Mort d’un jardinier
Lire un extrait du roman de Lucien Suel paru à La Table ronde.
Cela démarre en douceur mais avec néanmoins la vivacité qui s’impose au jardinier quand il se prépare à l’action. Pas question de flâner outre mesure. Les outils (brouette, bêche, fourche) attendent. La terre également est prête. Et Lucien Suel aussi, qui, après avoir donné le signal du départ, se doit de suivre l’avancée des travaux d’un bout à l’autre. D’emblée, il tutoie ce jardinier qui lui ressemble beaucoup.
« Tu es au milieu du monde au milieu de ta vie, tu es au centre du feu, ton cerveau enregistre tout, la fatigue de tes muscles engorgés de toxines et l’odeur de fumée qui imprègne tes vêtements. »
Il se confirme, au fil des pages, que le jardin en question est bien plus vaste qu’il n’y parait et que le jardinier, en plus de s’adonner à ses passions de terre (plantes, légumes, fleurs et fruits) étend ses compétences et ses envies d’en savoir plus à de nombreux autres domaines. Les lieux clos incitent à l’errance. Il suffit d’un simple déclic pour que celle-ci devienne effective. Ici le déclic est un cœur qui se crispe et ferraille trop fort dans la poitrine d’un homme qui, en train de fendre du bois, soudain s’écroule.
« Tu n’as plus la force de lever les bras vers ta poitrine pour desserrer les pinces qui la torturent, tu as la tête qui tourne, la peur se mêle à la douleur, un vertige te saisit, tu plies les genoux, tu tombes sur le dos au milieu des bûches fendues. »

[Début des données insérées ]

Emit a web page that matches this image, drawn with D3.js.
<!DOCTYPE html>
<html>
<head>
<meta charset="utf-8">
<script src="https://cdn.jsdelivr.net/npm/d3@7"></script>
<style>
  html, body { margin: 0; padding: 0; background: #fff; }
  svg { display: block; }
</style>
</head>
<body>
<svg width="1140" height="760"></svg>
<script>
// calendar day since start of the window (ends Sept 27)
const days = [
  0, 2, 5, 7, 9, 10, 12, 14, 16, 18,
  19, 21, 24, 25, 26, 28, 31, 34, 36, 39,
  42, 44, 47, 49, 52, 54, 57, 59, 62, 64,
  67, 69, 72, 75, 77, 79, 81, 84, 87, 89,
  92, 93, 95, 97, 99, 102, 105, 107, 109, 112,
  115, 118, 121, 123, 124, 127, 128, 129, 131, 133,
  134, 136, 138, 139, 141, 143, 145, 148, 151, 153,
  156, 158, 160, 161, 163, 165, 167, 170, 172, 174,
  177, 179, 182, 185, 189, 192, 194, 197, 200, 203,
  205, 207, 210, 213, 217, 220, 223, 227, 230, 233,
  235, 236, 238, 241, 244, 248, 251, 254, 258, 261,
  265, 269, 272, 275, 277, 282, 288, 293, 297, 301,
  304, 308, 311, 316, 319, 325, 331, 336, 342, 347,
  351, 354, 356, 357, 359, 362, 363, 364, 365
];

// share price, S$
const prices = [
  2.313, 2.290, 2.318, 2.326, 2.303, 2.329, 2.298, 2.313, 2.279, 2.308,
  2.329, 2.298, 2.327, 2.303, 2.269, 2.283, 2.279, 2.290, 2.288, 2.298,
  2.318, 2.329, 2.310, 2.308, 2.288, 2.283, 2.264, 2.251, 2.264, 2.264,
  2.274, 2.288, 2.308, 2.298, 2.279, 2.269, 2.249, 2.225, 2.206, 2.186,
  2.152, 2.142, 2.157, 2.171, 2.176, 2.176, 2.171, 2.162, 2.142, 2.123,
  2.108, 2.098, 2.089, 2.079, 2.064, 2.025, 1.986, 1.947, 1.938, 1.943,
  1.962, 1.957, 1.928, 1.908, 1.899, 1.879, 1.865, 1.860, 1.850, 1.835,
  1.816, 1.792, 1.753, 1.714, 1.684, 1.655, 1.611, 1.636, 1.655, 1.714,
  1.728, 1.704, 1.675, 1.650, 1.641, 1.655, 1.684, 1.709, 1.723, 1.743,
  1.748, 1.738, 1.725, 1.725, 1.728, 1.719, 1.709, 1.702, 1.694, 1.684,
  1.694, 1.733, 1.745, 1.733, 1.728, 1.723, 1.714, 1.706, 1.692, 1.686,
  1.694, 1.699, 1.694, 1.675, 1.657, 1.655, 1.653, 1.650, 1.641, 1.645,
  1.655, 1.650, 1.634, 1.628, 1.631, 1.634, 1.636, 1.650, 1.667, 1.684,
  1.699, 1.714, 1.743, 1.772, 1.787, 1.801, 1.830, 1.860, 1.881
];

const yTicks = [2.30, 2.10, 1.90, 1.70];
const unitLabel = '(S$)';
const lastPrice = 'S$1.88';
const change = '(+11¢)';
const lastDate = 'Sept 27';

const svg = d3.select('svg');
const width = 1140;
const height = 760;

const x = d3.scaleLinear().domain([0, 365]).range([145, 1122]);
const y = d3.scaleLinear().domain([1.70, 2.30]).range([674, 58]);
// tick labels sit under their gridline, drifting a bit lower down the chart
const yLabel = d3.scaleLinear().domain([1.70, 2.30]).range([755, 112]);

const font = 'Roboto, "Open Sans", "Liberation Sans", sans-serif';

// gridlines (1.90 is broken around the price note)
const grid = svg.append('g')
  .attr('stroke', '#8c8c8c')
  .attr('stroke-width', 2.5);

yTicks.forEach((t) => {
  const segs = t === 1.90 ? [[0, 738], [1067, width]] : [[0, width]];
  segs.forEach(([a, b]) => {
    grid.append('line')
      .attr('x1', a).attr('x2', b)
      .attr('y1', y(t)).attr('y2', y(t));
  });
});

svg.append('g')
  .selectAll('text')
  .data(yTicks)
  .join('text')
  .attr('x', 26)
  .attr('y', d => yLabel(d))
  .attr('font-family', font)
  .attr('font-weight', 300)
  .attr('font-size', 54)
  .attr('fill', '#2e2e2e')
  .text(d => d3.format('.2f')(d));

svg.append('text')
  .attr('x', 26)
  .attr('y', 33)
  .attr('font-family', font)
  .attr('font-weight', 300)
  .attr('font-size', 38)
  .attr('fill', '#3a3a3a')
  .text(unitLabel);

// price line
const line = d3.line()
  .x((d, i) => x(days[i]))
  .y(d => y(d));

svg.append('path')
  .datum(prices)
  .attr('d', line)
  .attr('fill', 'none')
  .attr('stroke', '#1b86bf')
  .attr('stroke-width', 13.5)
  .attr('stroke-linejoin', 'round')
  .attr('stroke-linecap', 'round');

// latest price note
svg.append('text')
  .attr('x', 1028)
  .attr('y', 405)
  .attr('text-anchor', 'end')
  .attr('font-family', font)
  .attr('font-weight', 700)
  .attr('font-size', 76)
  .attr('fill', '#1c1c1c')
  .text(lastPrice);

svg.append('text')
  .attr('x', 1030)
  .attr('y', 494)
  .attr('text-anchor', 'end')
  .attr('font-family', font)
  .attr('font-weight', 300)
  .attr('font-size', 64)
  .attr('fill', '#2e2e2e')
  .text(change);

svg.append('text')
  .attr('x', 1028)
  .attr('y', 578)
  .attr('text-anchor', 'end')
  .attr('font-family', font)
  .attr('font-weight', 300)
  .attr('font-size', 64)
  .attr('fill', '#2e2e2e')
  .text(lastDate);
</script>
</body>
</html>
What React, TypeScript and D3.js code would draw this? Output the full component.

Ainsi étendu, le jardinier regarde défiler devant lui un flot ininterrompu de souvenirs vifs et percutants, un vrai diaporama affluant par saccades, un peu à l’instar de ce sang qui, irriguant le cerveau avec de plus en plus de peine, désire reconstituer le plus de séquences et d’images possibles avant que le flux ne s’arrête.
Les scènes furtives s’entremêlent. Toutes sont chargées d’émotions et transcrites, ciselées, scandées à coups de phrases tendues, déroulées avec justesse, visant toujours au cœur. On y retrouve totalement (et il y là de quoi jubiler) Lucien Suel, « poète ordinaire », dit-il (pas si sûr), lecteur hors pair, ex-animateur de la revue Starscrewer, celui que l’on aime visiter, via Silo et tout récemment grâce à Poussière sur Publie.net, le curieux, celui qui s’avère capable de réunir en un clin d’œil Burroughs (son double William Lee n’est jamais loin), Christophe Tarkos, Claude Pélieu et de nombreux autres pour partager quelques casiers de Hommel ou de Westmalle Tripel dans une maison construite dans les Flandres artésiennes, le tout accompagné de la trompette de Don Cherry à laquelle répond, en sourdine et par intermittence, venue d’une autre pièce, celle, lancinante, de Dizzy Gillepsie.
Le jardinier qui meurt vit, par ricochets, de multiples et désordonnés retours en arrière, impromptus agréables qui glissent en lui et le traversent, lui permettant d’accepter l’inévitable en oubliant les aléas d’un présent qui n’en est déjà plus un. Peu importe, dès lors, le bruit de la portière qui claque à l’entrée de l’enclos, peu importe le timbre de la voix qui appelle et appelle…
En fait peu, et même plus rien, ne lui importe, au jardinier, puisque le voici en train d’expérimenter cette idée simple (et compliquée) de Wittgenstein qui veut que « la solution au problème de la vie est de vivre de façon à supprimer le problème. »
Lucien Suel : Mort d’un jardinier (La Table ronde).
À lire, et à écouter, du même auteur, tout récemment sorti : Patismit, ouvrage trilingue (picard, français, anglais) avec un CD, éditions du Dernier Télégramme.